(INSTRUCTIONS FOR THE TASK) Using the records below, copy exactly the part that opens with the line holding "Reproduce this chart with matplotlib." and closes with the line holding "plt.rcParams['font.family'] = ['Lato', 'DejaVu", minus the pictures.

===============

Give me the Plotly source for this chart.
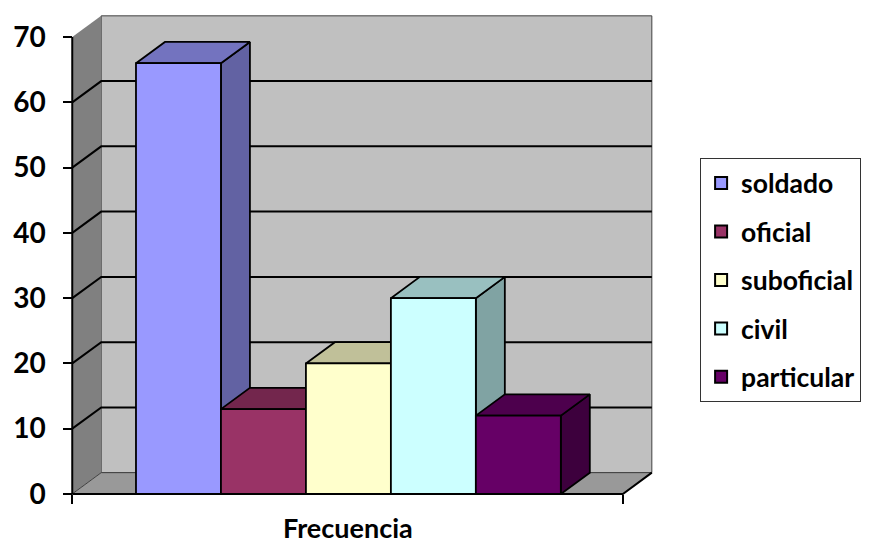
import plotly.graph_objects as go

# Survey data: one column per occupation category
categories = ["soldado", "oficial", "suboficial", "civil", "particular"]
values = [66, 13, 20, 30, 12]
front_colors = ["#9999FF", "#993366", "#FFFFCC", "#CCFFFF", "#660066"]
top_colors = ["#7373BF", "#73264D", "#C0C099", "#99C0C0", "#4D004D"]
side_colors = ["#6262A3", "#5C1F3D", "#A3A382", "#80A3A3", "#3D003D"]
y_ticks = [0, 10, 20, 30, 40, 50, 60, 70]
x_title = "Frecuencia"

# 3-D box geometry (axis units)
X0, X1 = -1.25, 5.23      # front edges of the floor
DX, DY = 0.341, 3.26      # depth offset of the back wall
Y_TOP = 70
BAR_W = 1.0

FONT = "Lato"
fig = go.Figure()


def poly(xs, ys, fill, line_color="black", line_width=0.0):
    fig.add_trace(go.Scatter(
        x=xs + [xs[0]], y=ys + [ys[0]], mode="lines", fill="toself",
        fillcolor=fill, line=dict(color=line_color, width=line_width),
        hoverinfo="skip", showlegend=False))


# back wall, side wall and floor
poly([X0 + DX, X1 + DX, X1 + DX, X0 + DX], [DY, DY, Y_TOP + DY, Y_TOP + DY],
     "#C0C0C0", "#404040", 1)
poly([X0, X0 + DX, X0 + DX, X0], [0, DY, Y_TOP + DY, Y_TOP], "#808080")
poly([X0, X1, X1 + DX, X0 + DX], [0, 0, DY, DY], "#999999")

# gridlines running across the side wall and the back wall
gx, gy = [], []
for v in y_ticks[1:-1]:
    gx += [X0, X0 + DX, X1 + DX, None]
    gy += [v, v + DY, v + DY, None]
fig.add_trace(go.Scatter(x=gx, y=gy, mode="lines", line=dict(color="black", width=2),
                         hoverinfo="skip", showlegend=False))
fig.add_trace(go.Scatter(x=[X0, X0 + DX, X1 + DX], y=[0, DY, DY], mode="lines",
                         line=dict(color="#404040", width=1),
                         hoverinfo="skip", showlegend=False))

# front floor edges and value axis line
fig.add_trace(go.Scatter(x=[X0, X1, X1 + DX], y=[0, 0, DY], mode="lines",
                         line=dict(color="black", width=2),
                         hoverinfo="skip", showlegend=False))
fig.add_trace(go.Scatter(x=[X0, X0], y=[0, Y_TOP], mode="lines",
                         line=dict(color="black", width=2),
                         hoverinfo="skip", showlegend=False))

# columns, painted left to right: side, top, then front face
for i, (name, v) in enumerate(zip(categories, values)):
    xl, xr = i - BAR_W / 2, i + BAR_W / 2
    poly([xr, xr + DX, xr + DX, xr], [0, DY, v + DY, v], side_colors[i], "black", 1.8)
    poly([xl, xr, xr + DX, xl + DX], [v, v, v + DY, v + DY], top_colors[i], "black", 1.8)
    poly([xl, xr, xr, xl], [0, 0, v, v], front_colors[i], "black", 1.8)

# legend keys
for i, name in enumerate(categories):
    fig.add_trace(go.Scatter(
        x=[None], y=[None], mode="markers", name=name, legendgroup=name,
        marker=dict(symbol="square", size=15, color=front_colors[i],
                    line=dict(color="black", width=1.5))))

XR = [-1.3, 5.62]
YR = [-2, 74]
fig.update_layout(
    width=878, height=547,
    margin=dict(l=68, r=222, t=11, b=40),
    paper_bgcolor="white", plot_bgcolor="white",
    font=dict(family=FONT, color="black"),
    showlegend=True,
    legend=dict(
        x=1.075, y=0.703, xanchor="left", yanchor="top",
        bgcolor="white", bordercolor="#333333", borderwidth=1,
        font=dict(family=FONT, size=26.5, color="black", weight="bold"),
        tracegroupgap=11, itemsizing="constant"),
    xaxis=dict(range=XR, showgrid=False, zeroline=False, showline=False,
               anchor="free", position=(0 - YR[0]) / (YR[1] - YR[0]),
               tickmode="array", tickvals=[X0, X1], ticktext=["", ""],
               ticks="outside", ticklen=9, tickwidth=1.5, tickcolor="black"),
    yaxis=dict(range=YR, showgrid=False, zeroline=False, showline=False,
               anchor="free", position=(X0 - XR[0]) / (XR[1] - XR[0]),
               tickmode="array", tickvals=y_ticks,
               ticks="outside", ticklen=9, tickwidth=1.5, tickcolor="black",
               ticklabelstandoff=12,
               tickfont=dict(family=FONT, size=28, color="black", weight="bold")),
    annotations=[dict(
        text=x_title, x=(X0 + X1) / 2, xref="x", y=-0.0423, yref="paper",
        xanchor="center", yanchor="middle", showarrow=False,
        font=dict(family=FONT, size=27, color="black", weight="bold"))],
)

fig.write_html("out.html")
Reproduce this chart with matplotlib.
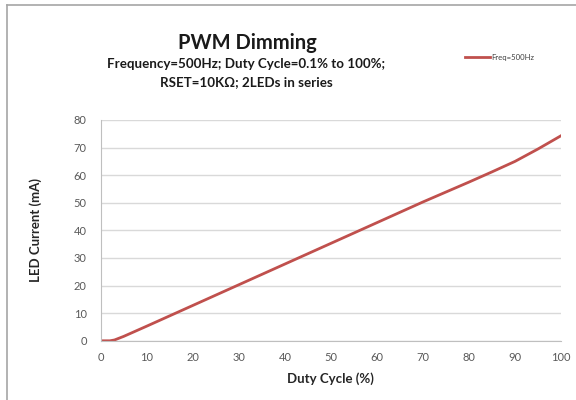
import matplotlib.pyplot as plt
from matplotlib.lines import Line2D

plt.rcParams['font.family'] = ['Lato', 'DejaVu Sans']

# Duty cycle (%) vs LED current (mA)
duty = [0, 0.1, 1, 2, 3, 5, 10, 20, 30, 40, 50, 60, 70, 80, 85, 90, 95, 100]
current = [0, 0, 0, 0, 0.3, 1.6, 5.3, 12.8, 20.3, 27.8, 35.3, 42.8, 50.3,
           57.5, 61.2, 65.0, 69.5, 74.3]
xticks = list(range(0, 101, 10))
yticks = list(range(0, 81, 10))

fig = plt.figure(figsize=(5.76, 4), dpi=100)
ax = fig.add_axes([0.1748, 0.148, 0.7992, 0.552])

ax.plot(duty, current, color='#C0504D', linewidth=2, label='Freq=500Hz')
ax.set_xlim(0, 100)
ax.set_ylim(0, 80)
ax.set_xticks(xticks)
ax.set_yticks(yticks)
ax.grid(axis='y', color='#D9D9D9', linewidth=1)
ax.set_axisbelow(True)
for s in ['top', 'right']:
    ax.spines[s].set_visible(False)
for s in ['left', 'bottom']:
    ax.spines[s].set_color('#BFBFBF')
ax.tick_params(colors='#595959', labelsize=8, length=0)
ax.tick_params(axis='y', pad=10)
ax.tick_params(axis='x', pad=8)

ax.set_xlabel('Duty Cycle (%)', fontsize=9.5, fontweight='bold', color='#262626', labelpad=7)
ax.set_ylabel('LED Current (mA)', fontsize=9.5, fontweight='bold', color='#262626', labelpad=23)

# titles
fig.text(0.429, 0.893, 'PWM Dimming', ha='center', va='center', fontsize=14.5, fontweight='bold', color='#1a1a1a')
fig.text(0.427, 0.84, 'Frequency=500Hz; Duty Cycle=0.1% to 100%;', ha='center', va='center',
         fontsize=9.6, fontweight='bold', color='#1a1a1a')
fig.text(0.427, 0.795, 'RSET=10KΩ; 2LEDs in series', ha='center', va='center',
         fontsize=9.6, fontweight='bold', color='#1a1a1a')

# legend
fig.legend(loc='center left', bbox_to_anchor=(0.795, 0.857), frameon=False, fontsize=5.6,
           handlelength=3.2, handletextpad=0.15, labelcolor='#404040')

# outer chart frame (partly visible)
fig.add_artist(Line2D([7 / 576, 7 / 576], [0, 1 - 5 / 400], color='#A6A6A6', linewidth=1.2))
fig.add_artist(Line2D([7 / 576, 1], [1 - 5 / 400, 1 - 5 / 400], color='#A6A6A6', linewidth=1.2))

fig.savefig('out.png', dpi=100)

===============

(ANSWER TO THE PROBLEM)
Reproduce this chart with matplotlib.
import matplotlib.pyplot as plt
from matplotlib.lines import Line2D

plt.rcParams['font.family'] = ['Lato', 'DejaVu Sans']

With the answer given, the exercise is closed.